Sorry for what's probably an idiot question - trying to learn Haskell at the moment;

I'm trying to build a basic function that will create an infinite list of square roots on a number, so I can get practice with the take function and how it works.

I wrote the following code;

infisqrt x = infisqrt'((x :: Float) [])

-- helper method
infisqrt' x xs = infisqrt'(sqrt(x) (xs ++ [(sqrt(x))]))

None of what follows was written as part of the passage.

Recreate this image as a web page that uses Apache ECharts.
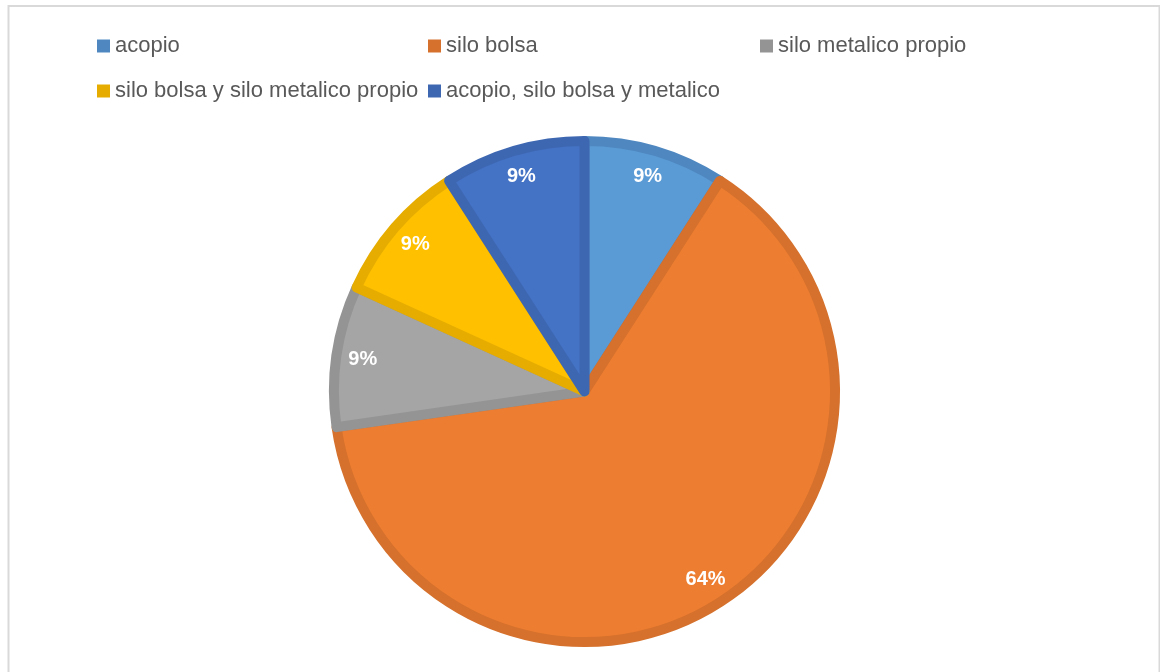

However, this is returning with two errors when trying to load the library;

:l isq

isq.hs:1:24:
Couldn't match expected type ‘[t0] -> a’ with actual type ‘Float’
Relevant bindings include
  infisqrt :: Float -> [a] -> t (bound at isq.hs:1:1)
The function ‘x :: Float’ is applied to one argument,
but its type ‘Float’ has none
In the first argument of ‘infisqrt'’, namely ‘((x :: Float) [])’
In the expression: infisqrt' ((x :: Float) [])

isq.hs:5:33:
Occurs check: cannot construct the infinite type: a ~ [a] -> a
Relevant bindings include
  xs :: [a] (bound at isq.hs:5:13)
  x :: a (bound at isq.hs:5:11)
  infisqrt' :: a -> [a] -> t (bound at isq.hs:5:1)
In the first argument of ‘sqrt’, namely ‘(x)’
In the first argument of ‘infisqrt'’, namely
  ‘(sqrt (x) (xs ++ [(sqrt (x))]))’

Can anyone let me know where I'm going wrong with this?

Answer 1

Haskell function invocation doesn't use parentheses. It looks like you're expecting this:

infisqrt x = infisqrt'((x :: Float) [])

to mean "pass x and [] as arguments to inifsqrt." However, to the compiler, it actually means "pass [] as the first argument to x, and then pass the result to infisqrt'." If you take the extra parentheses out, you should start getting traction:

infisqrt x = infisqrt' (x :: Float) []

(remember, you've got the same thing going on in infisqrt''s definition)

As a side note, it's typically preferable to put arguments' types in a function type declaration:

infisqrt :: Float -> [Float]
infisqrt x = infisqrt' x []